─── PROVIDED MATERIAL

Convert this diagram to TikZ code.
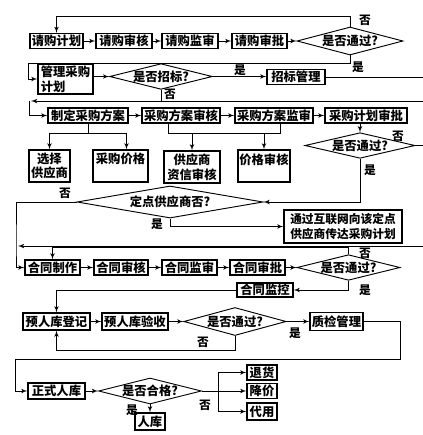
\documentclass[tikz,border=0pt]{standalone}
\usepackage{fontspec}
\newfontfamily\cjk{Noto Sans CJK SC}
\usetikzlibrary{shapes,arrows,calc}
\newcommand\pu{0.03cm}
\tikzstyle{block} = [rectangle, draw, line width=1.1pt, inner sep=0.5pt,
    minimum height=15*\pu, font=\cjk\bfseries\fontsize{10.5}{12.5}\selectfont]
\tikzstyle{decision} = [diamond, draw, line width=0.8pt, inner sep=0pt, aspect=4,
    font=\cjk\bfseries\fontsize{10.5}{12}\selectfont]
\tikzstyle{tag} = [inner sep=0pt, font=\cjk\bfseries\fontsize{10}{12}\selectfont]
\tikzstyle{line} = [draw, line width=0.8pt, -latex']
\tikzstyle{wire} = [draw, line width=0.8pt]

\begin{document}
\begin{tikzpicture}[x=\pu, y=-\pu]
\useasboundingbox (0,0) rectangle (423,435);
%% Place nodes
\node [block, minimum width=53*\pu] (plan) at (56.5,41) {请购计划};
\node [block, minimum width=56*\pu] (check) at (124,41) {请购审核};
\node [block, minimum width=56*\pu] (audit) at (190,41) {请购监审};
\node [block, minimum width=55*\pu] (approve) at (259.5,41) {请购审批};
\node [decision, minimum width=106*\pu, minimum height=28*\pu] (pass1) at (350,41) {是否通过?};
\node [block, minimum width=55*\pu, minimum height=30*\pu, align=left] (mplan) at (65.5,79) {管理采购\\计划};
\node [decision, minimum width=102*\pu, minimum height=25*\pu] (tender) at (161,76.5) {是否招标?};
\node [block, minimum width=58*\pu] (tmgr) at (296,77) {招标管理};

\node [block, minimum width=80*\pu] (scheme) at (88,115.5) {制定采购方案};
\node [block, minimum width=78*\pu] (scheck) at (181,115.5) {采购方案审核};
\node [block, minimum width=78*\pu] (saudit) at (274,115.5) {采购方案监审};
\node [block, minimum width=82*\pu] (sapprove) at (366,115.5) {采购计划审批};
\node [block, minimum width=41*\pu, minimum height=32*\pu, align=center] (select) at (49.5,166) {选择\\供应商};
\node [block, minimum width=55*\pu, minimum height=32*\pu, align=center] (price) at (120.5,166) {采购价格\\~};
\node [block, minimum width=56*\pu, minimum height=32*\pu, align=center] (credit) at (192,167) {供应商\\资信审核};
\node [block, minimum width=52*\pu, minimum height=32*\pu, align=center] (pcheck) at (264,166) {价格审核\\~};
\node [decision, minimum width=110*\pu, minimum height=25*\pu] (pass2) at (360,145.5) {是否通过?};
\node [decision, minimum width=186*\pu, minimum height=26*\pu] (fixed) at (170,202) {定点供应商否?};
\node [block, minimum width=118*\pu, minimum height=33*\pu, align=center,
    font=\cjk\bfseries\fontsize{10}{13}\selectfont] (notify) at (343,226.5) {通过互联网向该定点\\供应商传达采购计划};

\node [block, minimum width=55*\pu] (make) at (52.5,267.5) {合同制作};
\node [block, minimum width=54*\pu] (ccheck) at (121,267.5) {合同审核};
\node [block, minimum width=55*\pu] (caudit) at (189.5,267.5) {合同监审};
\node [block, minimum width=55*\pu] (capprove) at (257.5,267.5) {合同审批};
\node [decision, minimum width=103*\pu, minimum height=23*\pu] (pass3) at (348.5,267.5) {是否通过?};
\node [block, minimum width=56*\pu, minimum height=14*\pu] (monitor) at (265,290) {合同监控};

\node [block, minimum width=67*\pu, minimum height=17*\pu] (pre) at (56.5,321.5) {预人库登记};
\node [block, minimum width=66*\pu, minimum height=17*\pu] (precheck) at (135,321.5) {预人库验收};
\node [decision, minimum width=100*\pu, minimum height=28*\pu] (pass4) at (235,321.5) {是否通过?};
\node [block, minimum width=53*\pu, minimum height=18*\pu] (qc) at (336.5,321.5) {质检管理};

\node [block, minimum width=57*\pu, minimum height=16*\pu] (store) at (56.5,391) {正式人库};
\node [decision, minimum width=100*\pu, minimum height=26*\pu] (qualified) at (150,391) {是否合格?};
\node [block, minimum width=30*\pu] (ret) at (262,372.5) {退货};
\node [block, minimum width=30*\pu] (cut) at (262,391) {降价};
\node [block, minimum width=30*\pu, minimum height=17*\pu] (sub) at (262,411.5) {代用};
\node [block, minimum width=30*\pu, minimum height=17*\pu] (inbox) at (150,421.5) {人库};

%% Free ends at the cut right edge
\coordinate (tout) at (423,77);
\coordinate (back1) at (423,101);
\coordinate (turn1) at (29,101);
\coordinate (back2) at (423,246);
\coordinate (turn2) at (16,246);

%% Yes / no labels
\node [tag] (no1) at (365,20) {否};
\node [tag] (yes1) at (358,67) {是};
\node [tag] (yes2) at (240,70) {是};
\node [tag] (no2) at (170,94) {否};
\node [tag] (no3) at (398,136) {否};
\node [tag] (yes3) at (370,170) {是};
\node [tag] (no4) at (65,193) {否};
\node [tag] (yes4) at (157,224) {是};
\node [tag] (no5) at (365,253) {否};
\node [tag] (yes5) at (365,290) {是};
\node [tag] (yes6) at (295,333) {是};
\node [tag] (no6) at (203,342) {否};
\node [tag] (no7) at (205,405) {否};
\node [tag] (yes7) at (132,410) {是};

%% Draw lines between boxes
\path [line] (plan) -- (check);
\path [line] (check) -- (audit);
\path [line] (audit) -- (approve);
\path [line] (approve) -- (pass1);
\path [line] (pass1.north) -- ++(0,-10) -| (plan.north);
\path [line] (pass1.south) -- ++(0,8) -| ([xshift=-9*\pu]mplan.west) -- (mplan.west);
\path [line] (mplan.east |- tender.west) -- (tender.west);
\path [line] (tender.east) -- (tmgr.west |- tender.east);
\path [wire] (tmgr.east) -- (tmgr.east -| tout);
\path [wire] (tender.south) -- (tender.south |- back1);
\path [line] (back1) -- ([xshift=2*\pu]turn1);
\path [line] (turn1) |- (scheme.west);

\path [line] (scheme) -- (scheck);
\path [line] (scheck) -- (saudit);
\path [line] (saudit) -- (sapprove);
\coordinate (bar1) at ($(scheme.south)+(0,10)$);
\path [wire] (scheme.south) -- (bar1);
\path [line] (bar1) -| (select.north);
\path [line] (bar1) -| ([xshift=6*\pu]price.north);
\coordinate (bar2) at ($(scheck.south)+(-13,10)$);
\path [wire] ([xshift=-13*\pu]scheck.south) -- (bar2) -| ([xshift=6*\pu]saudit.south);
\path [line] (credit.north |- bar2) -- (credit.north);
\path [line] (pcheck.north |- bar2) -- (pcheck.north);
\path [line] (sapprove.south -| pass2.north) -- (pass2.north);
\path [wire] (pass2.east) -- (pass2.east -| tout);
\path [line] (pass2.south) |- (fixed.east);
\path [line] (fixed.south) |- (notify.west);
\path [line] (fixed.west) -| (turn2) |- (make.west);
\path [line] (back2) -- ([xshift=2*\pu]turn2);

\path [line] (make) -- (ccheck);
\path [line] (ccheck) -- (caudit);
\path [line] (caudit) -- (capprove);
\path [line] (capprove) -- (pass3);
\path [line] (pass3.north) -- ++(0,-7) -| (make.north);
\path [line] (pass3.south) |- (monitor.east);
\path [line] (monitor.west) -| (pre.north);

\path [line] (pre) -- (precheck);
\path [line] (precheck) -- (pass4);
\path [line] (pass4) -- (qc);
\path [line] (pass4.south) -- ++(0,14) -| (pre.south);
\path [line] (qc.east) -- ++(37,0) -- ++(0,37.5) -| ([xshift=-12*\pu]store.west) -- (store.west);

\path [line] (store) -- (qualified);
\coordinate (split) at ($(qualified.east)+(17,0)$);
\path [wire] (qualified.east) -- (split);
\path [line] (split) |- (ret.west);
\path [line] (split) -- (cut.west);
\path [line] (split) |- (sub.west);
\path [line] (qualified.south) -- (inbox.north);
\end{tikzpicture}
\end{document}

──────

> WORK TO BE COMPLETED:
Leave out any pictures and return exactly the lines from the beginning of the data through the line with "[draw, line width=0.8pt]", inclusive.

> RESULT FOR THIS EXERCISE:
Convert this diagram to TikZ code.
\documentclass[tikz,border=0pt]{standalone}
\usepackage{fontspec}
\newfontfamily\cjk{Noto Sans CJK SC}
\usetikzlibrary{shapes,arrows,calc}
\newcommand\pu{0.03cm}
\tikzstyle{block} = [rectangle, draw, line width=1.1pt, inner sep=0.5pt,
    minimum height=15*\pu, font=\cjk\bfseries\fontsize{10.5}{12.5}\selectfont]
\tikzstyle{decision} = [diamond, draw, line width=0.8pt, inner sep=0pt, aspect=4,
    font=\cjk\bfseries\fontsize{10.5}{12}\selectfont]
\tikzstyle{tag} = [inner sep=0pt, font=\cjk\bfseries\fontsize{10}{12}\selectfont]
\tikzstyle{line} = [draw, line width=0.8pt, -latex']
\tikzstyle{wire} = [draw, line width=0.8pt]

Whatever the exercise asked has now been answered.